> **Supplied information**:
━━━━━━━━━━━━━━━━

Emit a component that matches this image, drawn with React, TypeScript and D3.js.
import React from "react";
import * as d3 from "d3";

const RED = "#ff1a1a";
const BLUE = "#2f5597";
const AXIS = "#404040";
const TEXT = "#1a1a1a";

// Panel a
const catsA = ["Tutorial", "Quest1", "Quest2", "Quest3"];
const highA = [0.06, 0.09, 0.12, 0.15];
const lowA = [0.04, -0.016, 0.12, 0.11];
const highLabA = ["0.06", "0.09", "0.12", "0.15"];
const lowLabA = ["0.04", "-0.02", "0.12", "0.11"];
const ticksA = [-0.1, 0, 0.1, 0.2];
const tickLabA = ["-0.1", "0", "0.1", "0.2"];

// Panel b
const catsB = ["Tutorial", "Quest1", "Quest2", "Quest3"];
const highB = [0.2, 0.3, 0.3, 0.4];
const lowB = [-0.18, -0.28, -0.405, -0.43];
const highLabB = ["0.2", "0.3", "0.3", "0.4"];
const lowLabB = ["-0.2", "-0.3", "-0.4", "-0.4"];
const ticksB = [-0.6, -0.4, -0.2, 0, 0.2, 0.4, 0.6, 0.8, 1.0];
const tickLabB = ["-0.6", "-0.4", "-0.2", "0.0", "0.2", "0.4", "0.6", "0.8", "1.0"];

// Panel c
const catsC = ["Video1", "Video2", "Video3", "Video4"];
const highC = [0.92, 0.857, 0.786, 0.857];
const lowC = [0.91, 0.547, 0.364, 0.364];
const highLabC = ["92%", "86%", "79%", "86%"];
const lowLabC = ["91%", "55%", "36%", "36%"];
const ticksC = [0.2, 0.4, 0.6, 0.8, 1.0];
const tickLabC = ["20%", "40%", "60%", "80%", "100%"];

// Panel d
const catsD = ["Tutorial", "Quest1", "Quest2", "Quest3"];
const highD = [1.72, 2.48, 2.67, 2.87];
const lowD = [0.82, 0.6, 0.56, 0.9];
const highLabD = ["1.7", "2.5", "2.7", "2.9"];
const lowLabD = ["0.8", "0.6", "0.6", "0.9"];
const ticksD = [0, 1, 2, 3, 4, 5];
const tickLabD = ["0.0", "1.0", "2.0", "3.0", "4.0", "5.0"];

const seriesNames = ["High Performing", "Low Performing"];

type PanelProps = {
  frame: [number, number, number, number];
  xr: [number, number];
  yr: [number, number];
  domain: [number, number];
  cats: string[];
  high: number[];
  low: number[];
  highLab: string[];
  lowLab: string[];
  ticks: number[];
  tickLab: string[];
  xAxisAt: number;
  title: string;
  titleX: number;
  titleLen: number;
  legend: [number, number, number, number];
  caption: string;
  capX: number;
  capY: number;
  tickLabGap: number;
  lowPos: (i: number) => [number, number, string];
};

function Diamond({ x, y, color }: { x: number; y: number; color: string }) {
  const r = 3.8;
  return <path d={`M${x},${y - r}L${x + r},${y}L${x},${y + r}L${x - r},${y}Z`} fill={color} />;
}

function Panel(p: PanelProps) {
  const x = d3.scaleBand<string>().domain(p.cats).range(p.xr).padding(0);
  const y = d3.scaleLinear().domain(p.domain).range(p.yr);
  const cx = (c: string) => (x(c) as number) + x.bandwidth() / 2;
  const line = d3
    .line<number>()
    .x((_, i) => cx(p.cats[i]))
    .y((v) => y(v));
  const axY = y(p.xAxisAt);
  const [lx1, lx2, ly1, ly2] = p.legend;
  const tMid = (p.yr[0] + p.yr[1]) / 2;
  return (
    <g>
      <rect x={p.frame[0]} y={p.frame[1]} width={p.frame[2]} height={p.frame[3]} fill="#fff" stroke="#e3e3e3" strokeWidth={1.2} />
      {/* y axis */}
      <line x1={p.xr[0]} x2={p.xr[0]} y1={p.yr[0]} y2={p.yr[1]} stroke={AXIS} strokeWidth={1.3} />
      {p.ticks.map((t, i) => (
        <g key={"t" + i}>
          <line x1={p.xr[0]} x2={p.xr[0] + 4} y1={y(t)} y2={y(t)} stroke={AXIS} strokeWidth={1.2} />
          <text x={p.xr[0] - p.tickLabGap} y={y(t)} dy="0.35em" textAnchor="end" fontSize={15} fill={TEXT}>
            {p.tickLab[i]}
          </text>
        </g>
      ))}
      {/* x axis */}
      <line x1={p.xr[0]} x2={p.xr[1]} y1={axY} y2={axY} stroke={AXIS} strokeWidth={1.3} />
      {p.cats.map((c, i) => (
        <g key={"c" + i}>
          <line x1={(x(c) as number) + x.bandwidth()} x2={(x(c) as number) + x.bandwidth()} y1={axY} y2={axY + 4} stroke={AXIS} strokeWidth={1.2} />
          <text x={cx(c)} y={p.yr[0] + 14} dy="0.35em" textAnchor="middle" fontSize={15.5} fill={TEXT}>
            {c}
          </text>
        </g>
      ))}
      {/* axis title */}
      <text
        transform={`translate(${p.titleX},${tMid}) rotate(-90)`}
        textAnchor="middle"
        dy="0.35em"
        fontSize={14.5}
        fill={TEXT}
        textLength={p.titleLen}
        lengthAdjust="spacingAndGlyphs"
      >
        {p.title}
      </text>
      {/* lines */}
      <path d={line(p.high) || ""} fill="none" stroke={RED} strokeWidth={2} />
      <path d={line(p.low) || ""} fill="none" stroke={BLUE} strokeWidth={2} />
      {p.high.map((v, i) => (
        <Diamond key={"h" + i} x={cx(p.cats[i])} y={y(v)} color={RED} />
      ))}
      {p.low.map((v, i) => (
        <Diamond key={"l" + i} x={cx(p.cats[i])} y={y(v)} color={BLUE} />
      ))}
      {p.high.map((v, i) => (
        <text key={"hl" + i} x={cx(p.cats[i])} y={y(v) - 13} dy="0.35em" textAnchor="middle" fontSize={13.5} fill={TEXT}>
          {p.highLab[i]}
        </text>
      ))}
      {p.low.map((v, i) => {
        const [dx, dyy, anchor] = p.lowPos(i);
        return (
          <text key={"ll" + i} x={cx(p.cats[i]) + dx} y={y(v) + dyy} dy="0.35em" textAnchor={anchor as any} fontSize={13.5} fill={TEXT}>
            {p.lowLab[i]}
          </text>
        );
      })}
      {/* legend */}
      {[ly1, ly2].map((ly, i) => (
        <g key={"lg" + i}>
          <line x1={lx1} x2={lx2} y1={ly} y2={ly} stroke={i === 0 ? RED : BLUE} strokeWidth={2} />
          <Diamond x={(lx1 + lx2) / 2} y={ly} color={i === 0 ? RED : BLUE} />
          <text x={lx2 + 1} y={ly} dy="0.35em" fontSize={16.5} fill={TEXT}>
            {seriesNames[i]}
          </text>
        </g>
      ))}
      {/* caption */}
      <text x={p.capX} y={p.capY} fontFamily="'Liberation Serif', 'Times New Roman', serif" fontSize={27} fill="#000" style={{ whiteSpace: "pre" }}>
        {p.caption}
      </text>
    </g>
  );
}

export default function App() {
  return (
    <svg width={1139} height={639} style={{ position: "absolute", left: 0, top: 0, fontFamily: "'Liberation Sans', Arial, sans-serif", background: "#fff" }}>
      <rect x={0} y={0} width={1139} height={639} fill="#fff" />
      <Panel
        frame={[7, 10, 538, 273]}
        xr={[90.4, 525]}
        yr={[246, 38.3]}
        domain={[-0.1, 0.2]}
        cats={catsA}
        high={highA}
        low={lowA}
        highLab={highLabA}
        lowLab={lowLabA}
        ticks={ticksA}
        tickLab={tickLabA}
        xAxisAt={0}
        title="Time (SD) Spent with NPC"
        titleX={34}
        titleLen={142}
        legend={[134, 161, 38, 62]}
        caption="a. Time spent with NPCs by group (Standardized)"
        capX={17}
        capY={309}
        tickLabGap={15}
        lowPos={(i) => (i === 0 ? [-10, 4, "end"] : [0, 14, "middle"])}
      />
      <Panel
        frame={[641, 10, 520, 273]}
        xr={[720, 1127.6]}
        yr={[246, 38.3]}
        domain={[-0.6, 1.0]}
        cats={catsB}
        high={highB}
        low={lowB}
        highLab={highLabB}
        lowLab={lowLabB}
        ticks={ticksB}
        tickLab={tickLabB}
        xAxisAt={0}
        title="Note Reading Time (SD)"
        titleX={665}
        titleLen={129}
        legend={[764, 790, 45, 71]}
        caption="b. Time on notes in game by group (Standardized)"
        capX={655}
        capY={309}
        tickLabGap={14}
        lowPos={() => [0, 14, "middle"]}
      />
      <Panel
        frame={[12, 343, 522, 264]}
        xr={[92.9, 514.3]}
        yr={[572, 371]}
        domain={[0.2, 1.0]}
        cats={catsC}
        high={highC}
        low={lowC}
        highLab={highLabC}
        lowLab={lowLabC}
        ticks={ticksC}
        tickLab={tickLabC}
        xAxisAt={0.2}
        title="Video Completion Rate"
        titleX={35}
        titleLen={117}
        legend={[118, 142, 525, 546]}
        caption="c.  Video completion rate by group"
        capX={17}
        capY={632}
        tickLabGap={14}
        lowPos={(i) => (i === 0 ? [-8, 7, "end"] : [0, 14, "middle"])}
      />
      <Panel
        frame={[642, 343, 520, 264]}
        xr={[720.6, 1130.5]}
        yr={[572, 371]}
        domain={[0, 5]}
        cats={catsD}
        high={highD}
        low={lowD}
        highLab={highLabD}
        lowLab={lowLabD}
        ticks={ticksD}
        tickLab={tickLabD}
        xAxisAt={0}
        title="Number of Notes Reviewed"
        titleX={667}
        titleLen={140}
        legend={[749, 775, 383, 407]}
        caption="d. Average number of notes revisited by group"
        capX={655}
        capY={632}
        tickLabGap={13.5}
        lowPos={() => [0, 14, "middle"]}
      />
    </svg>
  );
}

━━━━━━━━━━━━━━━━

Pick out each line in the material containing "React".

> **Answer to this problem**:
Emit a component that matches this image, drawn with React, TypeScript and D3.js.
import React from "react";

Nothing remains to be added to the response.